In an action for the breach of a contract to support the plaintiff during his life, if the contract is regarded as still subsisting, the damages are assessed up to the date of the writ, and not up to the time when the verdict is rendered. Fay v. Guynon, 131 Mass. 31.
But if the breach has been such that the plaintiff has the right to treat the contract as absolutely and finally broken by the defendant, and he elects so to treat it, the damages are assessed as of a total breach of an entire contract. Amos v. Oakley, 131 Mass. 413. Schell v. Plumb, 55 N. Y. 592. Remelee v. Hall, 31 Vt. 582. Fales v. Hemenway, 64 Maine, 373. Sutherland v. Wyer, 67 Maine, 64. Lamoreaux v. Rolfe, 36 *76N. H. 33. Mullaly v. Austin, 97 Mass. 30. Howard v. Daly, 61 N. Y. 362.
Such damages are not special or prospective damages, but are the damages naturally resulting from a total breach of the contract, and are suffered when the contract is broken, and are assessed as of that time. From the nature of the contract they include damages for not performing the contract in the future as well as in the past. The value of the contract to the plaintiff at the time it is broken may be somewhat indefinite because the duration of the life of the plaintiff is uncertain, but uncertainty in the duration of a life has not, since the adoption of life tables, been regarded as a reason why full relief in damages should not be afforded for a failure to perform a contract which by its terms was to continue during life.
When the defendant, for example, absolutely refuses to perform such a contract after the time for entering upon the performance has begun, it would be a great hardship to compel the plaintiff to be ready at all times during his life to be supported by the defendant, if the defendant should at any time change his mind; and to hold that he must resort to successive actions from time to time to obtain his damages piecemeal, or else leave them to be recovered as an entirety by his personal representatives after his death.
Daniels v. Newton, 114 Mass. 530, decides that an absolute refusal to perform a contract before the performance is due by the terms of the contract is not a present breach of the contract for which any action can be maintained; but it does not decide that an absolute refusal to perform a contract after the time and under the conditions in which the plaintiff is entitled to require performance, is not a breach of the contract, even although the contract is by its terms to continue in the future.
The cases cited by the defendant are not inconsistent with these views. In Pierce v. Woodward, 6 Pick. 206, the declaration was for a breach of a negative promise, namely, “not to set up the business of a grocer ” within certain limits; and it was held that the damages could be assessed only to the date of the writ. The defendant might at any time, without the consent of the plaintiff, stop carrying on the business, when the plaintiff’s damages would necessarily cease.
*77 Powers v. Ware, 4 Pick. 106, was an action of covenant broken, brought by the overseers of the poor, under the St. of 1793, c. 59, § 5, for the breach of a covenant to maintain an apprentice under an indenture of apprenticeship.

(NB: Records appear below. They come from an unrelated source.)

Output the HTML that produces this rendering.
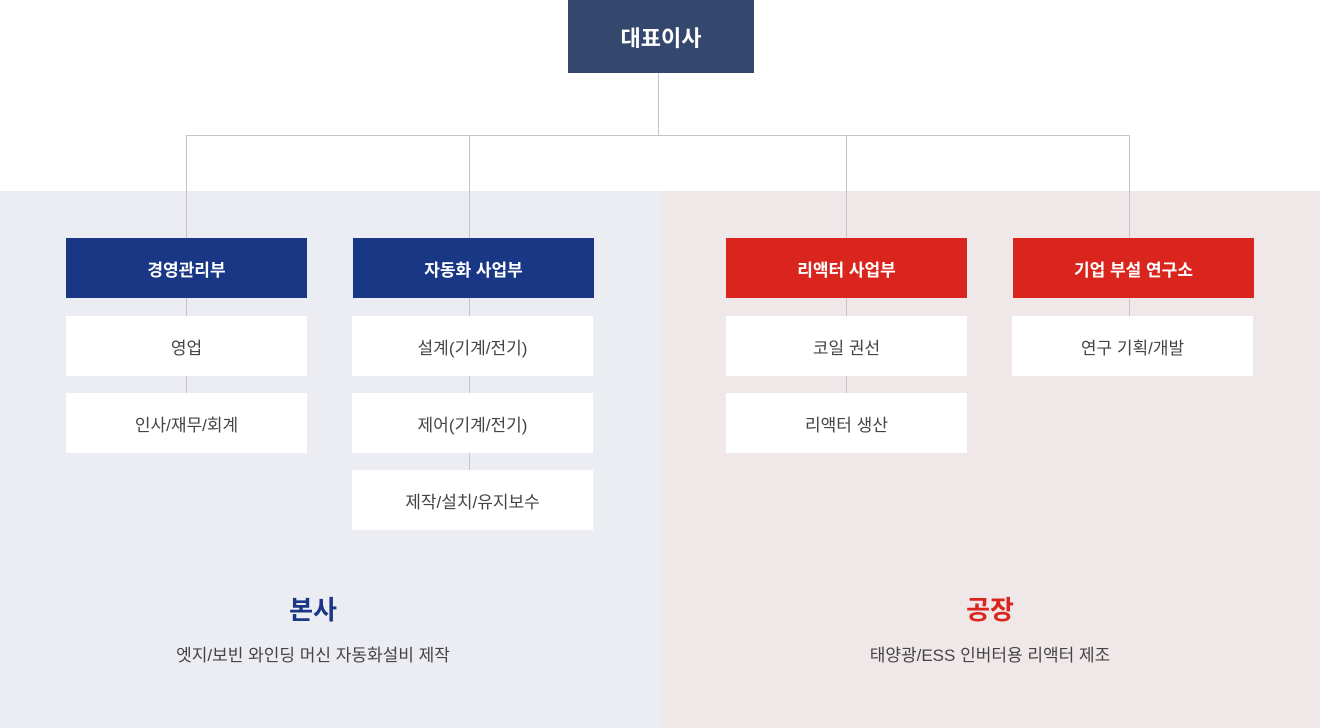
<!DOCTYPE html>
<html><head><meta charset="utf-8"><style>
*{margin:0;padding:0;box-sizing:border-box}
body{width:1320px;height:728px;position:relative;background:#fff;font-family:"Liberation Sans","Noto Sans CJK KR",sans-serif;overflow:hidden}
.a{position:absolute}
.l{position:absolute;background:#c4c4c6}
.b{position:absolute;display:flex;align-items:center;justify-content:center;color:#fff;font-size:17px;font-weight:bold}
.s{position:absolute;display:flex;align-items:center;justify-content:center;background:#fff;color:#444;font-size:17px;width:241px;height:60px}
.n{background:#193785}.r{background:#d9251d}
</style></head><body>
<div class="a" style="left:0;top:191px;width:660px;height:537px;background:#ecedf2"></div>
<div class="a" style="left:660px;top:191px;width:660px;height:537px;background:#f0e7e8"></div>
<div class="l" style="left:658px;top:73px;width:1px;height:62px"></div>
<div class="l" style="left:186px;top:135px;width:944px;height:1px"></div>
<div class="l" style="left:186px;top:135px;width:1px;height:258px"></div>
<div class="l" style="left:469px;top:135px;width:1px;height:335px"></div>
<div class="l" style="left:846px;top:135px;width:1px;height:258px"></div>
<div class="l" style="left:1129px;top:135px;width:1px;height:181px"></div>
<div class="b" style="left:568px;top:0;width:186px;height:73px;background:#34476d;font-size:22px">대표이사</div>
<div class="b n" style="left:66px;top:238px;width:241px;height:60px">경영관리부</div>
<div class="b n" style="left:353px;top:238px;width:241px;height:60px">자동화 사업부</div>
<div class="b r" style="left:726px;top:238px;width:241px;height:60px">리액터 사업부</div>
<div class="b r" style="left:1013px;top:238px;width:241px;height:60px">기업 부설 연구소</div>
<div class="s" style="left:66px;top:316px">영업</div>
<div class="s" style="left:66px;top:393px">인사/재무/회계</div>
<div class="s" style="left:352px;top:316px">설계(기계/전기)</div>
<div class="s" style="left:352px;top:393px">제어(기계/전기)</div>
<div class="s" style="left:352px;top:470px">제작/설치/유지보수</div>
<div class="s" style="left:726px;top:316px">코일 권선</div>
<div class="s" style="left:726px;top:393px">리액터 생산</div>
<div class="s" style="left:1012px;top:316px">연구 기획/개발</div>
<div class="a" style="left:113px;top:590px;width:400px;text-align:center;font-size:26px;font-weight:bold;color:#193785">본사</div>
<div class="a" style="left:113px;top:641px;width:400px;text-align:center;font-size:17px;color:#444">엣지/보빈 와인딩 머신 자동화설비 제작</div>
<div class="a" style="left:790px;top:590px;width:400px;text-align:center;font-size:26px;font-weight:bold;color:#d9251d">공장</div>
<div class="a" style="left:790px;top:641px;width:400px;text-align:center;font-size:17px;color:#444">태양광/ESS 인버터용 리액터 제조</div>
</body></html>
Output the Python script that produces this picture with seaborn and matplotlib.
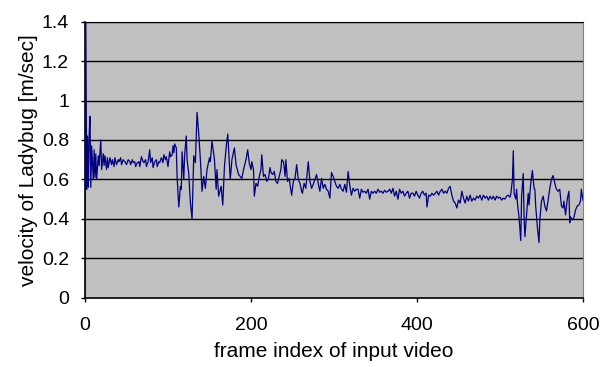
import pandas as pd
import matplotlib
matplotlib.use("Agg")
import matplotlib.pyplot as plt
import seaborn as sns

# values (frame index -> velocity in m/sec)
frames = [
    0, 1, 2, 3, 4, 5, 6, 7, 8, 10, 11, 12, 13, 14, 16, 17, 19, 20, 22, 23,
    24, 26, 27, 28, 30, 32, 33, 35, 36, 38, 40, 41, 43, 44, 46, 48, 50, 52, 54, 55,
    57, 58, 60, 61, 63, 65, 66, 68, 70, 71, 73, 74, 76, 78, 79, 81, 82, 84, 86, 87,
    89, 90, 92, 94, 95, 97, 98, 100, 102, 103, 105, 106, 107, 108, 110, 111, 113, 115, 116, 117,
    119, 120, 122, 123, 125, 127, 129, 131, 133, 135, 137, 139, 141, 143, 145, 147, 150, 151, 153, 156,
    158, 159, 161, 164, 166, 168, 170, 172, 175, 177, 180, 182, 185, 187, 189, 191, 194, 196, 198, 200,
    201, 203, 204, 206, 208, 210, 212, 213, 215, 217, 219, 221, 223, 224, 226, 228, 230, 232, 234, 236,
    237, 239, 240, 241, 242, 244, 246, 247, 249, 251, 253, 255, 257, 259, 261, 262, 264, 266, 267, 269,
    271, 273, 275, 277, 279, 281, 283, 285, 287, 289, 291, 293, 295, 297, 299, 301, 303, 305, 307, 309,
    311, 313, 315, 317, 319, 321, 323, 325, 327, 329, 331, 333, 335, 337, 339, 341, 343, 345, 347, 349,
    351, 353, 355, 357, 359, 361, 363, 365, 367, 369, 371, 373, 375, 377, 379, 381, 383, 385, 387, 389,
    391, 393, 395, 397, 399, 401, 403, 405, 407, 409, 411, 412, 414, 416, 418, 420, 422, 424, 426, 428,
    430, 432, 434, 436, 438, 440, 442, 444, 446, 448, 450, 452, 454, 456, 458, 460, 462, 464, 466, 468,
    470, 472, 474, 476, 478, 480, 482, 484, 486, 488, 490, 492, 494, 496, 498, 500, 502, 504, 506, 508,
    510, 512, 513, 515, 516, 517, 519, 520, 521, 523, 525, 526, 528, 529, 530, 532, 534, 535, 537, 539,
    541, 542, 543, 545, 547, 548, 550, 552, 554, 556, 558, 560, 562, 564, 566, 568, 570, 572, 574, 576,
    577, 579, 581, 583, 584, 585, 587, 589, 591, 593, 595, 597, 598, 600,
]
velocity = [
    0.0, 1.40, 0.55, 0.82, 0.56, 0.82, 0.92, 0.56, 0.77, 0.60, 0.75, 0.61, 0.73, 0.60, 0.72, 0.67, 0.80, 0.65, 0.73, 0.67,
    0.72, 0.65, 0.71, 0.66, 0.71, 0.675, 0.70, 0.665, 0.71, 0.675, 0.70, 0.69, 0.71, 0.675, 0.70, 0.69, 0.675, 0.70, 0.69, 0.675,
    0.70, 0.685, 0.69, 0.665, 0.685, 0.69, 0.665, 0.715, 0.69, 0.685, 0.70, 0.665, 0.69, 0.75, 0.685, 0.71, 0.66, 0.69, 0.70, 0.665,
    0.69, 0.685, 0.71, 0.685, 0.725, 0.70, 0.715, 0.665, 0.74, 0.715, 0.725, 0.77, 0.735, 0.78, 0.76, 0.61, 0.46, 0.565, 0.55, 0.74,
    0.60, 0.72, 0.82, 0.70, 0.63, 0.48, 0.40, 0.72, 0.685, 0.94, 0.835, 0.70, 0.54, 0.615, 0.555, 0.65, 0.71, 0.69, 0.795, 0.70,
    0.55, 0.65, 0.515, 0.565, 0.47, 0.665, 0.76, 0.83, 0.60, 0.70, 0.76, 0.675, 0.625, 0.615, 0.605, 0.65, 0.70, 0.75, 0.68, 0.65,
    0.69, 0.65, 0.515, 0.58, 0.565, 0.615, 0.65, 0.725, 0.615, 0.625, 0.59, 0.605, 0.66, 0.635, 0.625, 0.64, 0.59, 0.58, 0.615, 0.65,
    0.70, 0.69, 0.66, 0.615, 0.70, 0.59, 0.605, 0.575, 0.52, 0.59, 0.605, 0.675, 0.60, 0.58, 0.54, 0.53, 0.58, 0.555, 0.60, 0.69,
    0.59, 0.555, 0.575, 0.60, 0.625, 0.58, 0.54, 0.605, 0.555, 0.575, 0.55, 0.54, 0.505, 0.635, 0.615, 0.59, 0.565, 0.555, 0.575, 0.55,
    0.54, 0.575, 0.535, 0.64, 0.57, 0.52, 0.555, 0.54, 0.55, 0.55, 0.505, 0.55, 0.535, 0.54, 0.53, 0.55, 0.50, 0.54, 0.53, 0.54,
    0.53, 0.55, 0.535, 0.54, 0.53, 0.545, 0.535, 0.54, 0.55, 0.53, 0.555, 0.515, 0.54, 0.50, 0.55, 0.53, 0.54, 0.515, 0.53, 0.54,
    0.505, 0.53, 0.53, 0.515, 0.54, 0.52, 0.505, 0.53, 0.54, 0.52, 0.53, 0.46, 0.52, 0.515, 0.53, 0.52, 0.53, 0.54, 0.52, 0.54,
    0.55, 0.53, 0.54, 0.53, 0.555, 0.565, 0.52, 0.49, 0.48, 0.455, 0.495, 0.48, 0.54, 0.505, 0.48, 0.515, 0.49, 0.52, 0.49, 0.505,
    0.495, 0.515, 0.505, 0.52, 0.495, 0.52, 0.505, 0.515, 0.495, 0.515, 0.50, 0.515, 0.495, 0.515, 0.505, 0.51, 0.495, 0.505, 0.50, 0.515,
    0.52, 0.51, 0.525, 0.60, 0.745, 0.53, 0.50, 0.55, 0.48, 0.405, 0.29, 0.51, 0.63, 0.41, 0.31, 0.42, 0.53, 0.47, 0.58, 0.645,
    0.555, 0.55, 0.465, 0.36, 0.28, 0.395, 0.49, 0.515, 0.465, 0.44, 0.495, 0.555, 0.60, 0.62, 0.58, 0.55, 0.54, 0.55, 0.465, 0.455,
    0.49, 0.42, 0.50, 0.54, 0.38, 0.41, 0.395, 0.405, 0.445, 0.465, 0.47, 0.49, 0.55, 0.495,
]

x_ticks = [0, 200, 400, 600]
y_ticks = [0, 0.2, 0.4, 0.6, 0.8, 1.0, 1.2, 1.4]
y_tick_labels = ["0", "0.2", "0.4", "0.6", "0.8", "1", "1.2", "1.4"]

df = pd.DataFrame({"frame": frames, "velocity": velocity})

plt.rcParams["font.family"] = ["Liberation Sans", "DejaVu Sans"]

fig = plt.figure(figsize=(6.11, 3.67), dpi=100)
ax = fig.add_axes([85 / 611, 1 - 297.7 / 367, 498 / 611, 276 / 367])
ax.set_facecolor("#C0C0C0")

# horizontal grid lines like the spreadsheet chart
for y in y_ticks[1:]:
    ax.axhline(y, color="black", linewidth=1.0, zorder=1)

sns.lineplot(data=df, x="frame", y="velocity", color="#000080", linewidth=0.9,
             ax=ax, zorder=3)

ax.set_xlim(0, 600)
ax.set_ylim(0, 1.4)
ax.set_xticks(x_ticks)
ax.set_yticks(y_ticks)
ax.set_yticklabels(y_tick_labels)
ax.tick_params(axis="both", labelsize=14, length=3, width=1, color="black")
ax.tick_params(axis="x", pad=11)
ax.tick_params(axis="y", pad=8.5)

for side in ["left", "bottom"]:
    ax.spines[side].set_color("black")
    ax.spines[side].set_linewidth(1.2)
ax.spines["top"].set_color("black")
ax.spines["right"].set_color("#808080")

ax.set_xlabel("frame index of input video", fontsize=15, labelpad=6)
ax.set_ylabel("velocity of Ladybug [m/sec]", fontsize=15, labelpad=3)

fig.savefig("out.png", dpi=100)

The court in the opinion speak of the common-law rule in assessing damages only to the date of the writ. But the statute under which the action was brought prevented the overseers from treating the contract as wholly at an end, because it gave the apprentice a right of action when the term is expired, “for damages for the causes aforesaid, other than such, if any, for which damages may have been recovered as aforesaid,” that is, by the overseers.
Hambleton v. Veere, 2 Saund. 169, was an action on the case for enticing away an apprentice; and Ward v. Rich, 1 Vent. 103, was an action for abducting a wife; and neither throws much light on the rule of damages for breach of a contract.

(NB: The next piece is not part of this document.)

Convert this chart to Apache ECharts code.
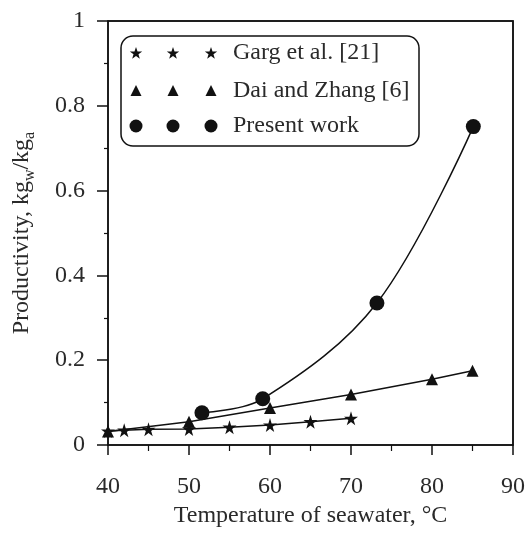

Horn v. Chandler, 1 Mod. 271, was covenant broken upon an indenture of an infant apprentice, who under the custom of London had bound himself to serve the plaintiff for seven years; the declaration alleged a loss of service for the whole term, a part of which was unexpired; on demurrer to the plea, the declaration was held good, but it was said “that the plaintiff may take damages for the departure only, not the loss of service during the term; and then it will be well enough.” But if this be law to-day in actions on indentures of apprenticeship, it must be remembered that they are peculiar contracts, in which the rights and obligations of the parties are often affected by statutory regulations, and in some cases they cannot be avoided or treated as at an end at the will of the parties.
In this case, the declaration alleges in effect a promise to support the plaintiff during his life, from and after receiving the conveyance of certain real estate, an acceptance of such conveyance, and a neglect and refusal to perform the agreement. These are sufficient allegations to enable the plaintiff to recover damages as for a total breach. The court instructed the jury that, “ if the defendant for a period of about two years neglected to furnish aid or support to the plaintiff, without any fault of the plaintiff, the plaintiff might treat the contract as at an end, and recover damages for the breach of the contract as a whole.” We cannot say that this instruction was erroneous *78as applied to the facts in evidence in the cause, which are not set out.
The jury must have found that the plaintiff did treat the contract as finally broken by the defendant, and the propriety of this finding on the evidence is not before us.
Judgment on the verdict for the larger sum.